Title:
Analytical Modeling of Concrete-Filled FRP
Circular Tubes under Reversed Cyclic Bending
Author(s):
K. Helmi, A. Fam, and A. Mufti
Publication:
Symposium Paper
Volume:
257
Issue:
Appears on pages(s):
71-90
Keywords:
bending; concrete-filled tube; cyclic; fatigue life; FRP tubes; model
DOI:
10.14359/20241
Date:
10/1/2008
Abstract:
This paper presents an analytical procedure for modeling concrete-filled fiber-reinforced polymer (FRP) tubes (CFFTs) subjected to reversed cyclic bending, including a method for predicting their fatigue life.

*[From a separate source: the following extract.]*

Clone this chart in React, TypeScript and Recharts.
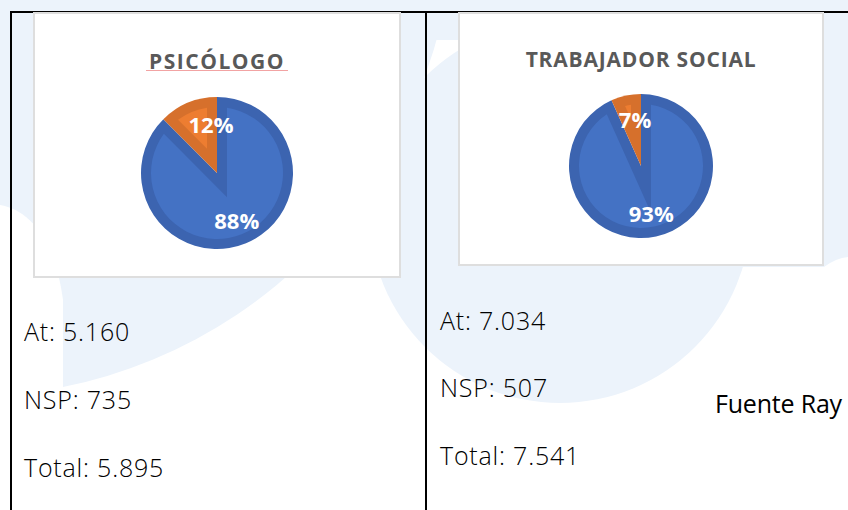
import { PieChart, Pie, Cell } from "recharts"

// Psicólogo
const psicologoNames = ["At", "NSP"]
const psicologoValues = [5160, 735]
const psicologoTotal = 5895

// Trabajador social
const trabajadorNames = ["At", "NSP"]
const trabajadorValues = [7034, 507]
const trabajadorTotal = 7541

const SLICE_COLORS = ["#4472c4", "#ed7d31"]
const RIM_COLORS: Record<string, string> = { "#4472c4": "#3c64b0", "#ed7d31": "#d6702c" }
const WATERMARK = "#ecf3fb"
const RIM = 10
const RAD = Math.PI / 180

const fmt = (n: number) => String(n).replace(/\B(?=(\d{3})+(?!\d))/g, ".")

const pt = (cx: number, cy: number, r: number, a: number): [number, number] => [
  cx + r * Math.cos(-a * RAD),
  cy + r * Math.sin(-a * RAD),
]

// Excel-like slice: darker rim, lighter inset fill
function RimSector(props: any) {
  const { cx, cy, outerRadius: R, startAngle, endAngle, fill } = props
  const span = Math.abs(startAngle - endAngle)
  const sweep = startAngle > endAngle ? 1 : 0
  const large = span > 180 ? 1 : 0
  const [x1, y1] = pt(cx, cy, R, startAngle)
  const [x2, y2] = pt(cx, cy, R, endAngle)
  const outer = `M${cx},${cy}L${x1},${y1}A${R},${R},0,${large},${sweep},${x2},${y2}Z`

  const half = (span / 2) * RAD
  const mid = (startAngle + endAngle) / 2
  const off = RIM / Math.sin(half)
  const [vx, vy] = pt(cx, cy, off, mid)
  const r = R - RIM
  let inner = ""
  const wx = vx - cx
  const wy = vy - cy
  if (wx * wx + wy * wy < r * r) {
    const hit = (a: number): [number, number] => {
      const ux = Math.cos(-a * RAD)
      const uy = Math.sin(-a * RAD)
      const b = wx * ux + wy * uy
      const c = wx * wx + wy * wy - r * r
      const t = -b + Math.sqrt(b * b - c)
      return [vx + t * ux, vy + t * uy]
    }
    const p1 = hit(startAngle)
    const p2 = hit(endAngle)
    const ang = (p: [number, number]) => Math.atan2(-(p[1] - cy), p[0] - cx) / RAD
    const s = sweep ? ang(p1) - ang(p2) : ang(p2) - ang(p1)
    const s2 = ((s % 360) + 360) % 360
    inner = `M${vx},${vy}L${p1[0]},${p1[1]}A${r},${r},0,${s2 > 180 ? 1 : 0},${sweep},${p2[0]},${p2[1]}Z`
  }
  return (
    <g>
      <path d={outer} fill={RIM_COLORS[fill] ?? fill} />
      {inner && <path d={inner} fill={fill} />}
    </g>
  )
}

const renderLabel = (props: any) => {
  const { cx, cy, midAngle, outerRadius, percent } = props
  let x: number
  let y: number
  if (percent < 0.2) {
    x = cx - 6
    y = cy - 0.635 * outerRadius
  } else {
    ;[x, y] = pt(cx, cy, 0.68 * outerRadius, midAngle)
  }
  return (
    <text x={x} y={y + 7.8} textAnchor="middle" fill="#ffffff" fontFamily="Open Sans" fontWeight={700} fontSize={22}>
      {`${Math.round(percent * 100)}%`}
    </text>
  )
}

interface BoxProps {
  left: number
  top: number
  width: number
  height: number
  title: string
  titleY: number
  names: string[]
  values: number[]
  cx: number
  cy: number
  radius: number
  underline?: [number, number]
  spacing: number
}

function ChartBox({ left, top, width, height, title, titleY, names, values, cx, cy, radius, underline, spacing }: BoxProps) {
  const data = names.map((name, i) => ({ name, value: values[i] }))
  return (
    <div
      style={{
        position: "absolute",
        left,
        top,
        width,
        height,
        background: "#ffffff",
        boxSizing: "border-box",
        border: "2px solid #dedede",
      }}
    >
      <div style={{ position: "absolute", left: -2, top: -2 }}>
        <PieChart width={width} height={height} margin={{ top: 0, right: 0, bottom: 0, left: 0 }}>
          <Pie
            data={data}
            dataKey="value"
            nameKey="name"
            cx={cx}
            cy={cy}
            outerRadius={radius}
            startAngle={90}
            endAngle={-270}
            stroke="none"
            shape={RimSector}
            label={renderLabel}
            labelLine={false}
            isAnimationActive={false}
          >
            {data.map((_, i) => (
              <Cell key={i} fill={SLICE_COLORS[i % SLICE_COLORS.length]} />
            ))}
          </Pie>
        </PieChart>
      </div>
      <svg width={width} height={height} style={{ position: "absolute", left: -2, top: -2, pointerEvents: "none" }}>
        <text
          x={cx}
          y={titleY}
          textAnchor="middle"
          fill="#595959"
          fontFamily="Open Sans"
          fontWeight={700}
          fontSize={21}
          letterSpacing={spacing}
        >
          {title}
        </text>
        {underline && <line x1={underline[0]} x2={underline[1]} y1={titleY + 1.5} y2={titleY + 1.5} stroke="#f2a3a3" strokeWidth={1} />}
      </svg>
    </div>
  )
}

const bodyText: React.CSSProperties = {
  position: "absolute",
  fontFamily: "Open Sans",
  fontWeight: 300,
  fontSize: 25,
  color: "#000000",
  letterSpacing: 0.8,
  whiteSpace: "nowrap",
  lineHeight: 1,
}

function TextLine({ x, baseline, text, weight = 300, spacing = 0.8 }: { x: number; baseline: number; text: string; weight?: number; spacing?: number }) {
  // lineHeight 1 at 25px: baseline sits about 0.82em below top for Open Sans
  return <div style={{ ...bodyText, left: x, top: baseline - 21, fontWeight: weight, letterSpacing: spacing }}>{text}</div>
}

export default function App() {
  return (
    <div style={{ position: "absolute", left: 0, top: 0, width: 848, height: 510, overflow: "hidden", background: "#ffffff" }}>
      <svg width={848} height={510} style={{ position: "absolute", left: 0, top: 0 }}>
        <rect x={0} y={0} width={848} height={40} fill={WATERMARK} />
        <circle cx={-35} cy={-93} r={490} fill={WATERMARK} />
        <path d="M0,205 C30,210 55,240 63,300 L63,420 L0,420 Z" fill="#ffffff" />
        <circle cx={560} cy={212} r={191} fill={WATERMARK} />
        <path d="M700,0 H848 V257 Q836,258 824,267 L700,267 Z" fill={WATERMARK} />
        <line x1={10} x2={848} y1={12} y2={12} stroke="#000" strokeWidth={2} />
        <line x1={11} x2={11} y1={11} y2={510} stroke="#000" strokeWidth={2} />
        <line x1={426} x2={426} y1={11} y2={510} stroke="#000" strokeWidth={2} />
      </svg>

      <ChartBox
        left={33}
        top={12}
        width={368}
        height={266}
        title="PSICÓLOGO"
        titleY={57}
        names={psicologoNames}
        values={psicologoValues}
        cx={184}
        cy={161}
        radius={76}
        underline={[113, 255]}
        spacing={1.5}
      />
      <ChartBox
        left={458}
        top={12}
        width={366}
        height={254}
        title="TRABAJADOR SOCIAL"
        titleY={55}
        names={trabajadorNames}
        values={trabajadorValues}
        cx={183}
        cy={154}
        radius={72}
        spacing={0.8}
      />

      <TextLine x={24} baseline={340} text={`${psicologoNames[0]}: ${fmt(psicologoValues[0])}`} />
      <TextLine x={24} baseline={408} text={`${psicologoNames[1]}: ${fmt(psicologoValues[1])}`} />
      <TextLine x={24} baseline={476} text={`Total: ${fmt(psicologoTotal)}`} />

      <TextLine x={440} baseline={329} text={`${trabajadorNames[0]}: ${fmt(trabajadorValues[0])}`} />
      <TextLine x={440} baseline={396} text={`${trabajadorNames[1]}: ${fmt(trabajadorValues[1])}`} />
      <TextLine x={440} baseline={464} text={`Total: ${fmt(trabajadorTotal)}`} />

      <TextLine x={715} baseline={412} text="Fuente Ray" weight={400} spacing={-0.2} />
    </div>
  )
}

The model employs procedures to account for creep and stiffness degradation of FRP and concrete. The predicted behavior compared reasonably well with experimental results of three large-scale CFFT specimens tested under reversed high-cycle fatigue. It was shown that excessive slip between the concrete core and FRP tube reduces fatigue life and, hence, the accuracy of prediction was better at lower moments as slip was less. A parametric study conducted showed that
time-dependant properties of concrete and FRP affect the long-term deflection of CFFTs subjected to reversed cyclic bending. Increasing the loading frequency, for the same number of cycles, decreases the deterioration in the response in terms of excessive deflection. Finally, CFFT members with a larger
diameter-to-thickness (D/t) ratio (that is, smaller FRP reinforcement ratio) suffer a slightly larger deterioration in their cyclic response than CFFTs with smaller D/t ratio.